13 comments Og | Uncategorized

I recall something a friend said after reading THE MOTE IN GOD’S EYE by Larry Niven and Jerry Pournelle…
“I belong to the Church of Him. And I’m Him.”
if we build it they will come! Actually I wonder if we got enough folks together could there be a tax free status in this somewhere?? Sounds like a great idea to me. Do we have to start calling you Rev Og now??
Are there baked goods involved?
I did spend six years in a seminary. And I do have a certificate as a minister of the Universal Light Church.
*can’t resist* ULC less fulling or tastes great?

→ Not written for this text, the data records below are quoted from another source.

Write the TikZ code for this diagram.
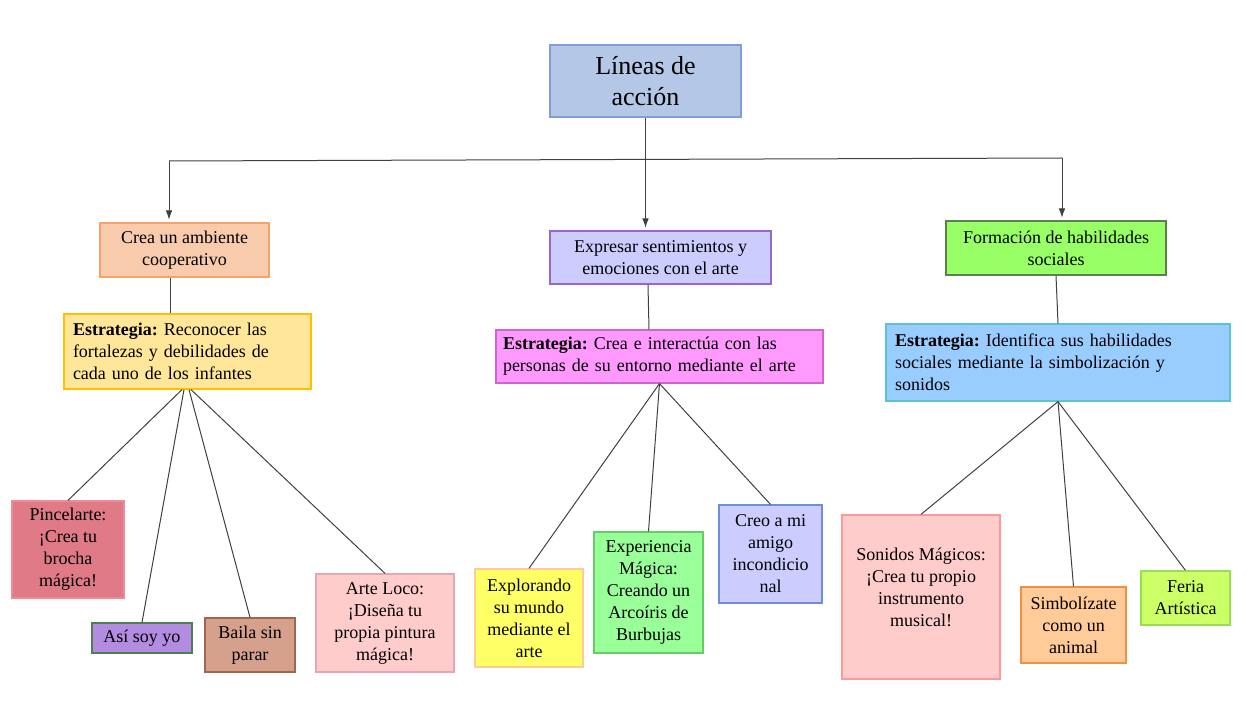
\documentclass[tikz,border=0pt]{standalone}
\usepackage{fontspec}
\setmainfont{Liberation Serif}
\usetikzlibrary{arrows.meta,calc}
\definecolor{titlefill}{HTML}{B4C7E7}\definecolor{titledraw}{HTML}{7F9FD6}
\definecolor{creafill}{HTML}{F8CBAD}\definecolor{creadraw}{HTML}{F4A36A}
\definecolor{exprfill}{HTML}{CCCCFF}\definecolor{exprdraw}{HTML}{9966CC}
\definecolor{formfill}{HTML}{99FF66}\definecolor{formdraw}{HTML}{5F7F4F}
\definecolor{saafill}{HTML}{FFE699}\definecolor{saadraw}{HTML}{FFC000}
\definecolor{sbbfill}{HTML}{FF99FF}\definecolor{sbbdraw}{HTML}{CC66CC}
\definecolor{sccfill}{HTML}{99CCFF}\definecolor{sccdraw}{HTML}{5FC2D0}
\definecolor{pinfill}{HTML}{E07A87}\definecolor{pindraw}{HTML}{F08A95}
\definecolor{asifill}{HTML}{B38BE0}\definecolor{asidraw}{HTML}{4F7F4F}
\definecolor{baifill}{HTML}{D5A18C}\definecolor{baidraw}{HTML}{A0674B}
\definecolor{artfill}{HTML}{FFCCCC}\definecolor{artdraw}{HTML}{E6A4B4}
\definecolor{expfill}{HTML}{FFFF66}\definecolor{expdraw}{HTML}{FFCC99}
\definecolor{exifill}{HTML}{99FF99}\definecolor{exidraw}{HTML}{66CC66}
\definecolor{creofill}{HTML}{CCCCFF}\definecolor{creodraw}{HTML}{6C8EDB}
\definecolor{sonfill}{HTML}{FFCCCC}\definecolor{sondraw}{HTML}{FF9999}
\definecolor{simfill}{HTML}{FFCC99}\definecolor{simdraw}{HTML}{F09040}
\definecolor{ferfill}{HTML}{CCFF66}\definecolor{ferdraw}{HTML}{99DD55}
\definecolor{linecol}{HTML}{404040}
\tikzset{
  bx/.style={draw, line width=0.9pt, inner sep=0pt, align=center,
    font=\fontsize{13.5pt}{16.5pt}\selectfont\frenchspacing, text=black},
  sbx/.style={bx, align=left},
  sz/.style 2 args={minimum width=#1*0.75pt, minimum height=#2*0.75pt},
  ln/.style={draw=linecol, line width=0.75pt},
  arr/.style={ln, -{Latex[length=7pt,width=5pt]}, shorten >=2pt}
}
\begin{document}
\begin{tikzpicture}[x=0.75pt,y=-0.75pt]
\useasboundingbox (0,0) rectangle (1247,702);
% title
\node[bx, fill=titlefill, draw=titledraw, sz={191}{72},
  font=\fontsize{19.5pt}{23.25pt}\selectfont] (title) at (645.5,81) {Líneas de\\acción};
% level 1
\node[bx, fill=creafill, draw=creadraw, sz={169}{54}] (crea) at (184.5,250) {Crea un ambiente\\cooperativo};
\node[bx, fill=exprfill, draw=exprdraw, sz={221}{53}] (expr) at (660.5,257.5) {Expresar sentimientos y\\emociones con el arte};
\node[bx, fill=formfill, draw=formdraw, sz={220}{54}] (form) at (1056,248) {Formación de habilidades\\sociales};
% strategies
\node[sbx, fill=saafill, draw=saadraw, sz={247}{75}, text width=229*0.75pt] (saa) at (187.5,351.5)
  {\textbf{Estrategia:} Reconocer las\\fortalezas y debilidades de\\cada uno de los infantes};
\node[sbx, fill=sbbfill, draw=sbbdraw, sz={327}{53}, text width=313*0.75pt] (sbb) at (659.5,356.5)
  {\textbf{Estrategia:} Crea e interactúa con las\\personas de su entorno mediante el arte};
\node[sbx, fill=sccfill, draw=sccdraw, sz={344}{77}, text width=326*0.75pt] (scc) at (1058,362.5)
  {\textbf{Estrategia:} Identifica sus habilidades\\sociales mediante la simbolización y\\sonidos};
% leaves left
\node[bx, fill=pinfill, draw=pindraw, sz={112}{97}] (pin) at (68,549.5) {Pincelarte:\\¡Crea tu\\brocha\\mágica!};
\node[bx, fill=asifill, draw=asidraw, sz={100}{30}] (asi) at (142,638) {Así soy yo};
\node[bx, fill=baifill, draw=baidraw, sz={90}{54}] (bai) at (250,645) {Baila sin\\parar};
\node[bx, fill=artfill, draw=artdraw, sz={138}{98}] (art) at (385,623) {Arte Loco:\\¡Diseña tu\\propia pintura\\mágica!};
% leaves middle
\node[bx, fill=expfill, draw=expdraw, sz={108}{98}] (exp) at (529,618) {Explorando\\su mundo\\mediante el\\arte};
\node[bx, fill=exifill, draw=exidraw, sz={109}{121}] (exi) at (648.5,592.5) {Experiencia\\Mágica:\\Creando un\\Arcoíris de\\Burbujas};
\node[bx, fill=creofill, draw=creodraw, sz={103}{98}] (creo) at (770.5,554) {Creo a mi\\amigo\\incondicio\\nal};
% leaves right
\node[bx, fill=sonfill, draw=sondraw, sz={158}{164}] (son) at (921,597) {};
\node[align=center, font=\fontsize{13.5pt}{16.5pt}\selectfont\frenchspacing] (sontxt) at (921,587)
  {Sonidos Mágicos:\\¡Crea tu propio\\instrumento\\musical!};
\node[bx, fill=simfill, draw=simdraw, sz={105}{76}] (sim) at (1073.5,625) {Simbolízate\\como un\\animal};
\node[bx, fill=ferfill, draw=ferdraw, sz={89}{54}] (fer) at (1185.5,598) {Feria\\Artística};
% top connectors
\coordinate (hl) at (169,161);
\coordinate (hr) at (1062,158);
\draw[ln] (hl) -- (hr);
\draw[arr] (hl) -- (hl |- crea.north);
\draw[arr] (hr) -- (hr |- form.north);
\draw[arr] (title.south) -- (title.south |- expr.north);
% level1 to strategies
\draw[ln] ($(crea.south)+(-14.5,0)$) -- ($(saa.north)+(-17.5,0)$);
\draw[ln] ($(expr.south)+(-12.5,0)$) -- ($(sbb.north)+(-10.5,0)$);
\draw[ln] (form.south) -- (scc.north);
% strategies to leaves
\draw[ln] ($(saa.south)+(-5.5,0)$) -- (pin.north);
\draw[ln] ($(saa.south)+(-3.5,0)$) -- (asi.north);
\draw[ln] ($(saa.south)+(1.5,0)$) -- (bai.north);
\draw[ln] ($(saa.south)+(3.5,0)$) -- (art.north);
\draw[ln] (sbb.south) -- (exp.north);
\draw[ln] (sbb.south) -- (exi.north);
\draw[ln] (sbb.south) -- (creo.north);
\draw[ln] (scc.south) -- (son.north);
\draw[ln] (scc.south) -- (sim.north);
\draw[ln] (scc.south) -- (fer.north);
\end{tikzpicture}
\end{document}
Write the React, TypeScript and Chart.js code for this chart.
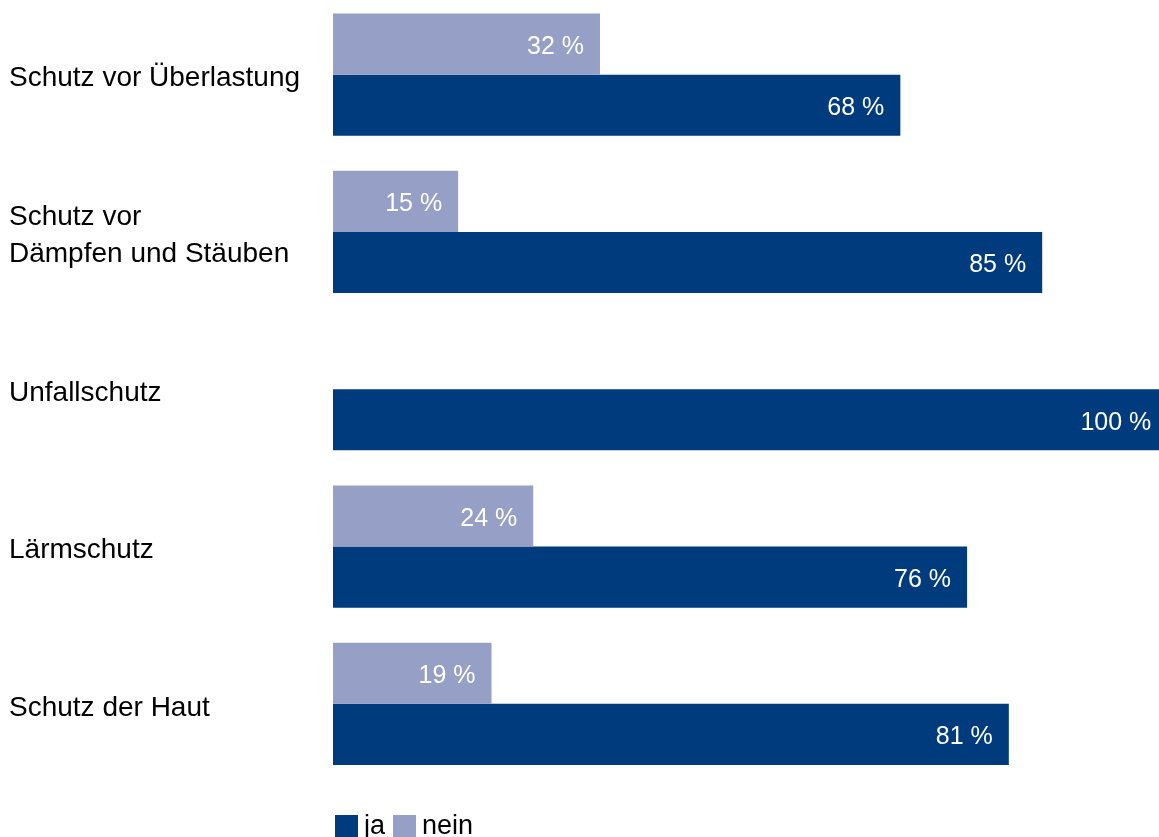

Is there a Holy handgrenade anywhere in this?
African or European?
Sounds like my kind of service…
Might I suggest beer and pretzels instead of communion?
Og, I’m ordained by the Universal Life Church of Modesto–wonder if it’s a heretic offshoot of your ULC?
And beer & pretzels IS communion, if I say so.
Can I convert to your new denomination?
I’m in, but only as long as we don’t have to wear holy underwear or forsake the pork!
Oddy, the LAST thing I would EVER do is forsake the pork. The two legged kind neither.
Now, my undies are often holy, but that’s my own business. Except to those who have not forsaken the pork.